We’re living through times of change. From the rise of AI to social media rebrands, and now, apparently, the arrival of extraterrestrial life. While those stories grab the headlines, it’s easy to lose track of change happening elsewhere. In this instance, I’m referring to tax.
There have been a number of noteworthy developments of late, all of which could have a profound impact on taxpayers, businesses, and tax professionals. In this article, I’ll be rounding up those key updates along with everything else that’s been going on in the world of tax.
1. MTD (Making Tax Digital) Update: The NAO’s Report
The implementation of Making Tax Digital (MTD) by 2024 has been deemed unrealistic by the National Audit Office (NAO) due to insufficient assessment of the scale of work required. The NAO supports further digitalisation but has emphasised that there are a number of significant delivery risks.
One major challenge is migrating data from legacy systems to the new Enterprise Tax Management Platform (ETMP). However, once completed, this transition will enable HMRC to provide a more integrated service to taxpayers and agents. The potential to pre-populate tax returns with data from third parties could be far more transformative than that of MTD ITSA.
2. The Future of Tax Authorities and Technology
The Organization for Economic Co-operation and Development (OECD) released a report on “Tax Administration 3.0” in December 2020. This vision goes beyond digitalising forms and returns, focusing on real-time data and moving away from periodic reporting. It also explores the concept of “compliance by design” where compliance rules are built into taxpayer software and systems.
While some rules might be uncontroversial (for example building in a prompt where a non-VAT registered business is approaching the threshold), others (for example where views differ) could be highly controversial. Some elements of Tax Administration 3.0 will be easier and quicker to deliver than others, but the potential implications for practitioners and businesses are huge.
3. HMRC information powers paper from Tax Admin day
On April 27, 2023, the government unveiled a series of technical tax policy proposals aimed at modernising the tax system, addressing non-compliance, promoting fairness and enhancing the efficiency of the customs system for traders. The implications could be very far-reaching, especially when read in the context of Tax Administration 3.0.
These proposals cover a number of areas, including:
- A call for evidence on information and data powers to support digital transformation and improve compliance capabilities
- Exploration of standardised data provision, flexible legislation, pre-population of returns, and consistent powers across tax regimes
- New information gathering powers, with plans to collect new data on self-employed start/end dates, employee hours worked, and dividends paid in owner-managed businesses
4. Crypto and Blockchain: Taxation challenges
The rise of cryptocurrencies and blockchain technology could well cause a storm in terms of new taxation challenges. But many believe they also have the capability to transform accountancy and tax administration.
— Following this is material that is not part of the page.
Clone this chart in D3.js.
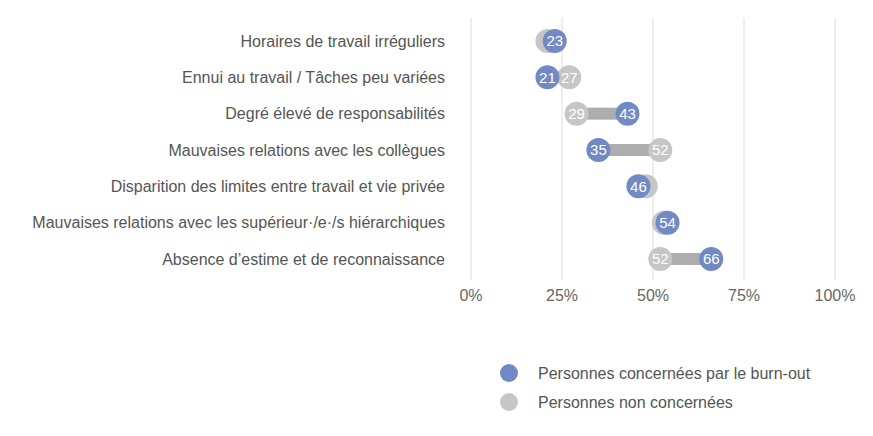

Whether they are here to stay, or a passing trend, remains to be seen. The fact is, while taxpayers continue to engage in this kind of activity, tax professionals have their work cut out in trying to stay across and ahead of any new requirements. It’s clear those that manage to do so have a crucial part to play in modernising traditional tax practices.
5. Generative AI and its impact on accountancy
Recent advances in Artificial Intelligence, particularly Generative AI, have the potential to revolutionise accountancy and tax professionals’ work. AI is already widely used to process data, analyse patterns, and generate reports. Generative AI, like ChatGPT, can further expand opportunities, particularly in advisory work. However, with these opportunities come new risks and concerns that need to be addressed proactively.
6. Embracing technology for digital transformation
HMRC remains committed to its digitalisation efforts despite concerns raised about MTD for ITSA. The focus continues to be on harnessing real-time data for improved decision-making and future tax planning. Digital transformation is an ongoing process, constantly refining automation to provide deeper and faster insights.
Dext is dedicated to supporting businesses, accountants and bookkeepers on their digital journey and works closely with HMRC on future initiatives. Dext ensures seamless collection, extraction, and categorisation of financial documents in real time, providing actionable insights to help users make informed decisions at the right time.
Rather than being a threat, technology and advanced automation present significant opportunities. Embracing these developments opens the door to an exciting future where businesses can leverage the benefits of digitalisation.